Just moderate-intensity aerobic activity, such as walking, can make serious in-roads into weight loss, too. In one recently published study, from the London School of Economics, researchers found that brisk walking – when done regularly enough – was as good as gym training for those looking to lose or maintain their weight.
Interestingly, a study of 50,000 patients between 1999 and 2012 found that those who walked regularly had lower body mass indexes (BMIs) than patients who took part in high-intensity exercise.
Although the results aren’t and shouldn’t be immediate, regular exercise in conjunction with a balanced diet has been shown to be the safest, most effective means of shedding fat and keeping it off.
“The body fuels exercise with energy drawn from within – from blood sugars and body fat,” explains Prof Brewer. “In order to lose weight and reduce body fat levels you need to create a calorie deficit – burning more calories than you consume. To burn off 2lbs (1kg) of fat costs around 8,000-9,000 calories.” Running a marathon will only hit around a third of that figure. By creating a daily deficit of 500 calories, through heart-rate raising exercise and controlling your calorie intake, you can make serious in-roads into your body fat percentages.
Researchers from the University of Western Australia have also found that running contributed to weight control by regulating appetite. Runners performing interval sessions in a trial reported fewer cravings for snacks as a result of the exercise regime curtailing the production of ghrelin, nicknamed the ‘hunger hormone’.
“Exercise keeps us mentally fit too.”
Aerobic exercise, or a combination of aerobic and muscle-strengthening activities, three to five times a week for 30 to 60 minutes can help maintain learning and keep judgement skills sharp.

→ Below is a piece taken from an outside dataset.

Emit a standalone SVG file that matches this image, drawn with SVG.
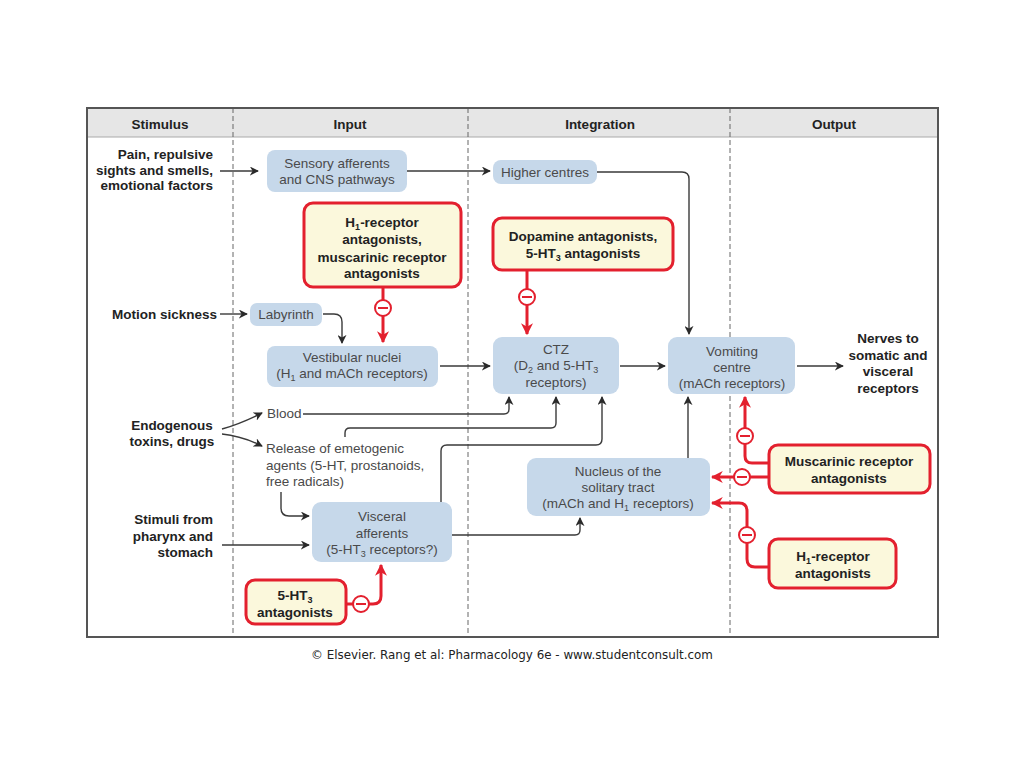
<svg xmlns="http://www.w3.org/2000/svg" width="1024" height="768" viewBox="0 0 1024 768">
<defs>
<marker id="ah" viewBox="0 0 10 10" refX="9" refY="5" markerWidth="9" markerHeight="9" markerUnits="userSpaceOnUse" orient="auto">
<path d="M0,0 L10,5 L0,10 L3,5 z" fill="#2a2a2a"/>
</marker>
<marker id="ahr" viewBox="0 0 10 10" refX="9" refY="5" markerWidth="12" markerHeight="12" markerUnits="userSpaceOnUse" orient="auto">
<path d="M0,0 L10,5 L0,10 L3,5 z" fill="#e3202e"/>
</marker>
<g id="inh">
<circle cx="0" cy="0" r="8" fill="#fff" stroke="#e3202e" stroke-width="2"/>
<line x1="-5" y1="0" x2="5" y2="0" stroke="#e3202e" stroke-width="2"/>
</g>
</defs>
<style>
text{font-family:"Liberation Sans",Arial,sans-serif;font-size:13.5px}
.hd{font-weight:bold;fill:#222;text-anchor:middle}
.st{font-weight:bold;fill:#222}
.nd{fill:#c6d8ea}
.nt{fill:#4a4a4a;text-anchor:middle}
.rb{fill:#fbf8dc;stroke:#e3202e;stroke-width:3}
.rt{font-weight:bold;fill:#222;text-anchor:middle}
.c{fill:none;stroke:#3a3a3a;stroke-width:1.4}
.r{fill:none;stroke:#e3202e;stroke-width:3}
.div{stroke:#666;stroke-width:1;stroke-dasharray:5,3}
</style>
<rect width="1024" height="768" fill="#fff"/>
<g id="frame">
<rect x="87" y="108" width="851" height="29" fill="#e6e6e6"/>
<line x1="87" y1="137" x2="938" y2="137" stroke="#aaa" stroke-width="1"/>
<line class="div" x1="233" y1="108" x2="233" y2="637"/>
<line class="div" x1="468" y1="108" x2="468" y2="637"/>
<line class="div" x1="730" y1="108" x2="730" y2="637"/>
<rect x="87" y="108" width="851" height="529" fill="none" stroke="#555" stroke-width="2"/>
<text class="hd" x="160" y="129">Stimulus</text>
<text class="hd" x="350" y="129">Input</text>
<text class="hd" x="600" y="129">Integration</text>
<text class="hd" x="834" y="129">Output</text>
</g>
<g id="stimuli">
<text class="st" text-anchor="end" x="213" y="159">Pain, repulsive</text>
<text class="st" text-anchor="end" x="213" y="175">sights and smells,</text>
<text class="st" text-anchor="end" x="213" y="190">emotional factors</text>
<text class="st" text-anchor="end" x="217" y="319">Motion sickness</text>
<text class="st" text-anchor="middle" x="172" y="430">Endogenous</text>
<text class="st" text-anchor="middle" x="172" y="446">toxins, drugs</text>
<text class="st" text-anchor="end" x="213" y="524">Stimuli from</text>
<text class="st" text-anchor="end" x="213" y="541">pharynx and</text>
<text class="st" text-anchor="end" x="213" y="557">stomach</text>
<text class="st" text-anchor="middle" x="888" y="343">Nerves to</text>
<text class="st" text-anchor="middle" x="888" y="360">somatic and</text>
<text class="st" text-anchor="middle" x="888" y="376">visceral</text>
<text class="st" text-anchor="middle" x="888" y="393">receptors</text>
</g>
<g id="sensory">
<rect class="nd" x="267" y="150" width="140" height="42" rx="8"/>
<text class="nt" x="337" y="168">Sensory afferents</text>
<text class="nt" x="337" y="184">and CNS pathways</text>
</g>
<g id="higher">
<rect class="nd" x="493" y="160" width="104" height="24" rx="8"/>
<text class="nt" x="545" y="177">Higher centres</text>
</g>
<g id="h1-muscarinic">
<rect class="rb" x="304" y="203" width="157" height="84" rx="9"/>
<text class="rt" x="382" y="227">H<tspan font-size="9" dy="3">1</tspan><tspan dy="-3">-receptor</tspan></text>
<text class="rt" x="382" y="244">antagonists,</text>
<text class="rt" x="382" y="262">muscarinic receptor</text>
<text class="rt" x="382" y="278">antagonists</text>
</g>
<g id="dopamine">
<rect class="rb" x="493" y="218" width="180" height="52" rx="9"/>
<text class="rt" x="583" y="241">Dopamine antagonists,</text>
<text class="rt" x="583" y="258">5-HT<tspan font-size="9" dy="3">3</tspan><tspan dy="-3"> antagonists</tspan></text>
</g>
<g id="labyrinth">
<rect class="nd" x="250" y="303" width="72" height="23" rx="7"/>
<text class="nt" x="286" y="319">Labyrinth</text>
</g>
<g id="vestibular">
<rect class="nd" x="267" y="346" width="171" height="41" rx="8"/>
<text class="nt" x="352" y="362">Vestibular nuclei</text>
<text class="nt" x="352" y="378">(H<tspan font-size="9" dy="3">1</tspan><tspan dy="-3"> and mACh receptors)</tspan></text>
</g>
<g id="ctz">
<rect class="nd" x="493" y="337" width="126" height="57" rx="9"/>
<text class="nt" x="556" y="354">CTZ</text>
<text class="nt" x="556" y="370">(D<tspan font-size="9" dy="3">2</tspan><tspan dy="-3"> and 5-HT</tspan><tspan font-size="9" dy="3">3</tspan></text>
<text class="nt" x="556" y="387">receptors)</text>
</g>
<g id="vomiting">
<rect class="nd" x="668" y="337" width="127" height="57" rx="9"/>
<text class="nt" x="732" y="356">Vomiting</text>
<text class="nt" x="732" y="372">centre</text>
<text class="nt" x="732" y="388">(mACh receptors)</text>
</g>
<g id="blood">
<text fill="#4a4a4a" x="267" y="418">Blood</text>
</g>
<g id="release">
<text fill="#4a4a4a" x="266" y="453">Release of emetogenic</text>
<text fill="#4a4a4a" x="266" y="470">agents (5-HT, prostanoids,</text>
<text fill="#4a4a4a" x="266" y="486">free radicals)</text>
</g>
<g id="nts">
<rect class="nd" x="527" y="458" width="183" height="58" rx="9"/>
<text class="nt" x="618" y="476">Nucleus of the</text>
<text class="nt" x="618" y="492">solitary tract</text>
<text class="nt" x="618" y="508">(mACh and H<tspan font-size="9" dy="3">1</tspan><tspan dy="-3"> receptors)</tspan></text>
</g>
<g id="visceral">
<rect class="nd" x="312" y="502" width="140" height="60" rx="9"/>
<text class="nt" x="382" y="521">Visceral</text>
<text class="nt" x="382" y="538">afferents</text>
<text class="nt" x="382" y="554">(5-HT<tspan font-size="9" dy="3">3</tspan><tspan dy="-3"> receptors?)</tspan></text>
</g>
<g id="muscarinic">
<rect class="rb" x="769" y="445" width="161" height="48" rx="9"/>
<text class="rt" x="849" y="466">Muscarinic receptor</text>
<text class="rt" x="849" y="483">antagonists</text>
</g>
<g id="h1">
<rect class="rb" x="769" y="539" width="127" height="49" rx="9"/>
<text class="rt" x="833" y="561">H<tspan font-size="9" dy="3">1</tspan><tspan dy="-3">-receptor</tspan></text>
<text class="rt" x="833" y="578">antagonists</text>
</g>
<g id="ht3">
<rect class="rb" x="246" y="580" width="100" height="44" rx="9"/>
<text class="rt" x="295" y="600">5-HT<tspan font-size="9" dy="3">3</tspan></text>
<text class="rt" x="295" y="617">antagonists</text>
</g>
<g id="connectors">
<path class="c" d="M220,171 H258" marker-end="url(#ah)"/>
<path class="c" d="M407,171 H490" marker-end="url(#ah)"/>
<path class="c" d="M597,172 H682 Q689,172 689,179 V334" marker-end="url(#ah)"/>
<path class="c" d="M220,314 H247" marker-end="url(#ah)"/>
<path class="c" d="M323,314 H334 Q342,314 342,322 V343" marker-end="url(#ah)"/>
<path class="c" d="M440,366 H490" marker-end="url(#ah)"/>
<path class="c" d="M620,366 H665" marker-end="url(#ah)"/>
<path class="c" d="M797,366 H843" marker-end="url(#ah)"/>
<path class="c" d="M222,429 Q240,424 262,413" marker-end="url(#ah)"/>
<path class="c" d="M222,434 Q242,436 262,446" marker-end="url(#ah)"/>
<path class="c" d="M303,414 H504 Q509,414 509,409 V397" marker-end="url(#ah)"/>
<path class="c" d="M345,437 V433 Q345,428 350,428 H551 Q556,428 556,423 V397" marker-end="url(#ah)"/>
<path class="c" d="M441,502 V451 Q441,445 447,445 H596 Q602,445 602,439 V397" marker-end="url(#ah)"/>
<path class="c" d="M281,492 V508 Q281,516 289,516 H309" marker-end="url(#ah)"/>
<path class="c" d="M222,545 H309" marker-end="url(#ah)"/>
<path class="c" d="M452,535 H575 Q580,535 580,530 V518" marker-end="url(#ah)"/>
<path class="c" d="M688,458 V397" marker-end="url(#ah)"/>
<path class="r" d="M383,288 V342" marker-end="url(#ahr)"/>
<path class="r" d="M527,270 V334" marker-end="url(#ahr)"/>
<path class="r" d="M769,463 H752 Q745,463 745,456 V397" marker-end="url(#ahr)"/>
<path class="r" d="M769,477 H712" marker-end="url(#ahr)"/>
<path class="r" d="M769,567 H755 Q747,567 747,559 V511 Q747,503 739,503 H712" marker-end="url(#ahr)"/>
<path class="r" d="M346,604 H373 Q381,604 381,596 V565" marker-end="url(#ahr)"/>
<use href="#inh" x="383" y="308"/>
<use href="#inh" x="527" y="297"/>
<use href="#inh" x="745" y="436"/>
<use href="#inh" x="742" y="477"/>
<use href="#inh" x="747" y="535"/>
<use href="#inh" x="361" y="604"/>
</g>
<text x="512" y="659" text-anchor="middle" style="font-family:'DejaVu Sans',Verdana,sans-serif;font-size:11.9px" fill="#222">© Elsevier. Rang et al: Pharmacology 6e - www.studentconsult.com</text>
</svg>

Recent research even suggests that exercise throughout one’s lifetime can play a major role in battling the onset of age-related ailments, such as dementia. Several studies, including one from Japan published in the International Journal of Sports Medicine and another presented at the 2015 Alzheimer’s Association International Conference found that both regular aerobic exercise and some forms of resistance training improved hippocampus-related memory and slowed down cognitive decline.
A study from the University of Montreal noted that those of us who use the weight room to build muscle may be giving the brain a lift, too. The study suggests that the raised levels of growth factor 1 (IGF-1) caused by resistance training helps in neuron (brain cell) growth and longevity.
Natural exercise supplements
A natural stimulant found in tea, coffee, cocoa and colas, caffeine has long been known to enhance performance. Lower doses of caffeine (about 200mg or <3mg per kg body mass) are thought to help improve alertness, mood and concentration during and after exercise, with few if any adverse side effects.
Cherries are a great source of antioxidants, including vitamins A and C, as well as anthocyanins – red, blue, and purple pigments that have potent antioxidant properties. Drinking cherry juice, which contains these components, may help to reduce inflammation and ease muscle soreness after exercise.
Lean red meat is an important source of essential nutrients, including iron, zinc and energy-yielding B-vitamins. Female endurance runners in particular are vulnerable to iron deficiencies and so should try to include lean red meat regularly within their diets.
PROTEIN(Essential amino acids)
Protein is needed during exercise to offset muscle wasting, which can occur when protein intakes are inadequate. High-quality protein, such as that found in fish or red meat, can help to maintain muscle size and strength, particularly when combined with resistance training.